Saturday 23 October 2010

The One Where I'm a Mum

Anyone who knows me will tell you I love my food. I don't have a particularly sweet tooth, but I very much enjoy eating. In fact there are few things I don't like to eat. My son has grown up with a similarly robust attitude to food, he'll volunteer to try all sorts of things and sometimes he'll like them and sometimes he won't. Unfortunately he's also cursed with a sweet tooth, but then I'd imagine there are very few 12 year olds who aren't.

When I saw a headline in the news (and I'll let you read the full article here if you haven't already) about a mother who had restricted her daughter's calorie intake to 700 a day I was flabbergasted. But also it made me stop and think about how much of our own issues with food is passed on to our children.

I'm almost constantly trying to lose weight. I know I weigh too much, not enormously so, but still overweight. Particularly if you examine the little person on the Wii Fit representing me who looks like a little orange bouncing across the screen with twig arms and legs. Depending on my own weight, and how I feel about it, the family meal changes accordingly. Unfortunately, I still equate good mothering as feeding everyone very well and seeing happy faces round the dining table, so on numerous occasions my internal calories counter goes out the window for the price of a home made lasagne or key lime pie.

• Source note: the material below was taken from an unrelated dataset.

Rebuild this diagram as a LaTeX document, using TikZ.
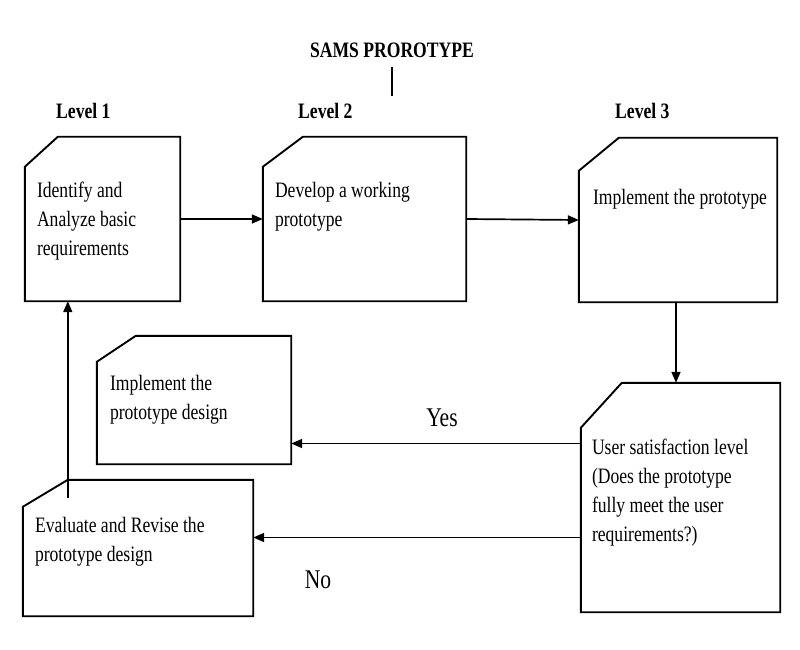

And it makes me wonder what sort of influence I'm having on my son. He's a strapping lad as they say, almost as tall as me and what I would have referred to in the past as well built. He loves his food, but plays rugby and badminton at school and goes swimming twice a week. All of which is more than I do, as my exercise is currently limited to using my fingers on a keyboard. I'm not oblivious at all to the fact that we need to eat a healthy diet, I ensure that everyone eats fruit, cuts down on sweets and chocolate and vegetables aren't as scary as they might be. But should I be eating in a more healthy manner so that this rubs off on him? Should I be restricting his calorie intake without him knowing, to prevent weight problems in the future? Or do I risk having a child who's so consumed (if you'll pardon the pun) by the calorific value of cake that he grows up with an entirely unhealthy view of food?

How do you tip the scales on this one?

1 comment:

  1. In my opinion, it's about balance. Your son is active and (presumably) developing a love of sport which he'll hopefully have all his life. He eats proper meals, and enjoys treats which are good too. As long as he knows the difference between "anytime food" and "sometimes food" all is well.

    He isn't sitting on the couch all day, every day, eating crisps.